Levine suggests that boards, in collaboration and in cooperation with CEOs and general counsel, ask management to compile a list of the top 50 employees based on a set of criteria the board sets forth.

The CEO can then ask board members over the course of a year to have coffee with those on the list, says Levine. Those hour-long conversations can provide the board with indications about culture, the development of a diverse workforce, the need for additional training and development for employees and insights into succession planning, he says.

“That’s data driven, and it’s eyes and ears that can help the CEO — and I think the board — affirm that we are recruiting some really sharp people,” says Levine.


Gupta notes that, in his experience over time, significant violations occasionally come from employees and internal audit.

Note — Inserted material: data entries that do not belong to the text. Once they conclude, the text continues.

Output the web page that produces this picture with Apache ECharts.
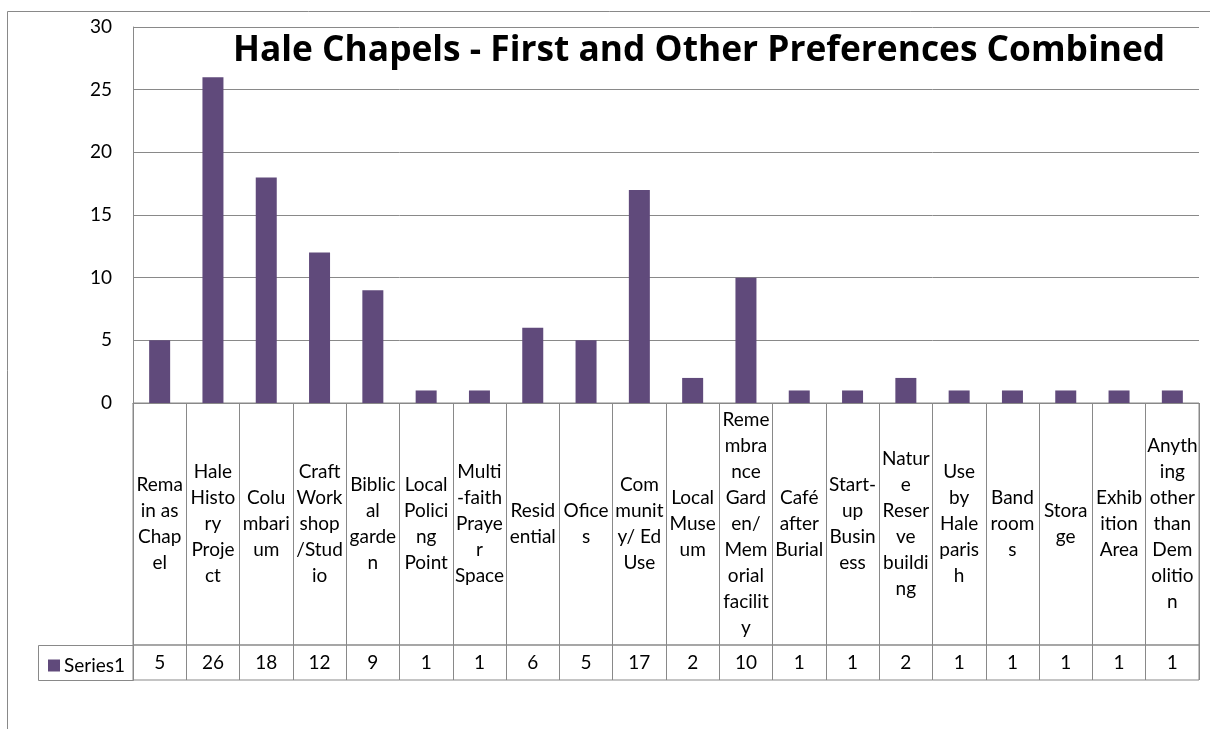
<!DOCTYPE html>
<html>
<head>
<meta charset="utf-8">
<script src="https://cdn.jsdelivr.net/npm/echarts@6/dist/echarts.min.js"></script>
<style>
html,body{margin:0;padding:0;background:#fff;}
#chart{width:1210px;height:729px;}
</style>
</head>
<body>
<div id="chart"></div>
<script>
// ---- data ----
const title = 'Hale Chapels - First and Other Preferences Combined';
const seriesName = 'Series1';
const categories = [
  'Rema\nin as\nChap\nel',
  'Hale\nHisto\nry\nProje\nct',
  'Colu\nmbari\num',
  'Craft\nWork\nshop\n/Stud\nio',
  'Biblic\nal\ngarde\nn',
  'Local\nPolici\nng\nPoint',
  'Multi\n-faith\nPraye\nr\nSpace',
  'Resid\nential',
  'Ofice\ns',
  'Com\nmunit\ny/ Ed\nUse',
  'Local\nMuse\num',
  'Reme\nmbra\nnce\nGard\nen/\nMem\norial\nfacilit\ny',
  'Café\nafter\nBurial',
  'Start-\nup\nBusin\ness',
  'Natur\ne\nReser\nve\nbuildi\nng',
  'Use\nby\nHale\nparis\nh',
  'Band\nroom\ns',
  'Stora\nge',
  'Exhib\nition\nArea',
  'Anyth\ning\nother\nthan\nDem\nolitio\nn'
];
const values = [5, 26, 18, 12, 9, 1, 1, 6, 5, 17, 2, 10, 1, 1, 2, 1, 1, 1, 1, 1];
const yTicks = [0, 5, 10, 15, 20, 25, 30];

// ---- style ----
const FONT = 'Lato';
const BAR = '#604A7B';
const LINE = '#898989';

const chart = echarts.init(document.getElementById('chart'), null, {renderer: 'canvas'});

const tableText = (textArr) => function (params, api) {
  const i = api.value(0);
  const p = api.coord([i, 0.5]);
  return {
    type: 'text',
    x: p[0], y: p[1],
    style: {
      text: textArr(i, api),
      align: 'center', verticalAlign: 'middle',
      fontFamily: FONT, fontSize: 19, lineHeight: 26, fill: '#000'
    }
  };
};

const option = {
  animation: false,
  backgroundColor: '#fff',
  title: {
    text: title,
    left: 228, top: 28,
    textStyle: {fontFamily: 'Open Sans', fontWeight: 'bold', fontSize: 35.3, color: '#000'}
  },
  legend: {
    data: [seriesName],
    left: 43, top: 651,
    icon: 'rect', itemWidth: 12, itemHeight: 12, itemGap: 4,
    textStyle: {fontFamily: FONT, fontSize: 19, color: '#000', padding: [0,0,0,-1]},
    selectedMode: false
  },
  graphic: [
    {type: 'rect', shape: {x: 7.5, y: 11.5, width: 1400, height: 900}, style: {fill: 'none', stroke: LINE, lineWidth: 1}, silent: true, z: -10},
    {type: 'rect', shape: {x: 38.5, y: 645.5, width: 95, height: 35}, style: {fill: 'none', stroke: LINE, lineWidth: 1}, silent: true}
  ],
  grid: [
    {left: 133, right: 11, top: 27, bottom: 326},
    {left: 133, right: 11, top: 403, bottom: 84, show: true, borderColor: LINE, borderWidth: 1, backgroundColor: 'transparent'},
    {left: 133, right: 11, top: 645, bottom: 49, show: true, borderColor: LINE, borderWidth: 1, backgroundColor: 'transparent'}
  ],
  xAxis: [
    {type: 'category', gridIndex: 0, data: categories, axisLine: {show: true, lineStyle: {color: LINE}}, axisTick: {show: false}, axisLabel: {show: false}},
    {type: 'category', gridIndex: 1, data: categories, axisLine: {show: false}, axisTick: {show: false}, axisLabel: {show: false},
     splitLine: {show: true, interval: 0, lineStyle: {color: LINE}}},
    {type: 'category', gridIndex: 2, data: categories, axisLine: {show: false}, axisTick: {show: false}, axisLabel: {show: false},
     splitLine: {show: true, interval: 0, lineStyle: {color: LINE}}}
  ],
  yAxis: [
    {type: 'value', gridIndex: 0, min: yTicks[0], max: yTicks[yTicks.length - 1], interval: yTicks[1] - yTicks[0],
     axisLine: {show: true, lineStyle: {color: LINE}}, axisTick: {show: false},
     axisLabel: {fontFamily: FONT, fontSize: 19, color: '#000', margin: 21},
     splitLine: {show: true, lineStyle: {color: LINE}}},
    {type: 'value', gridIndex: 1, min: 0, max: 1, show: false},
    {type: 'value', gridIndex: 2, min: 0, max: 1, show: false}
  ],
  series: [
    {name: seriesName, type: 'bar', xAxisIndex: 0, yAxisIndex: 0, data: values, barWidth: 21,
     itemStyle: {color: BAR}},
    {type: 'custom', xAxisIndex: 1, yAxisIndex: 1, data: categories.map((c, i) => [i, 0.5]),
     renderItem: tableText((i) => categories[i]), silent: true},
    {type: 'custom', xAxisIndex: 2, yAxisIndex: 2, data: values.map((v, i) => [i, v]),
     encode: {x: 0, y: 1},
     renderItem: tableText((i, api) => String(api.value(1))), silent: true}
  ]
};
chart.setOption(option);
</script>
</body>
</html>
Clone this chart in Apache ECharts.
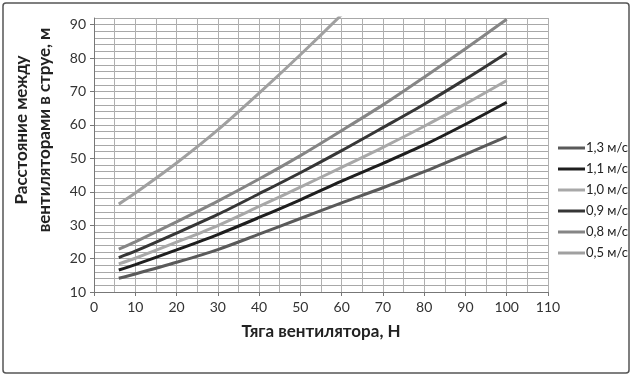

But the most egregious issues involving bribery, fraud or side agreements come from those outside the company, such as suppliers, he says. It may be an issue in which a supplier thinks it’s not being paid enough or is trying to benefit from a transaction. Anonymous reports from outside can often prove the most crucial to internal auditors and to board audit committees. Ensuring that the company is collecting data through hotlines or surveys can also provide critical information about cultural norms.

“The hotline really ought to be promoted as something that is accessible easily to any of the stakeholders in the company,” says Gupta.

Indeed, he says one of the practices that isn’t common but has been helpful is when companies survey suppliers and investors — outsiders, generally — about how they perceive the company as a client and as an asset they’re invested in.

While surveys of employees are common and surveys of investors are becoming more common, Gupta says suppliers, investors and other stakeholders should be queried on what they hear or experience in terms of the practices of the company.

“These questions don’t get asked,” he says.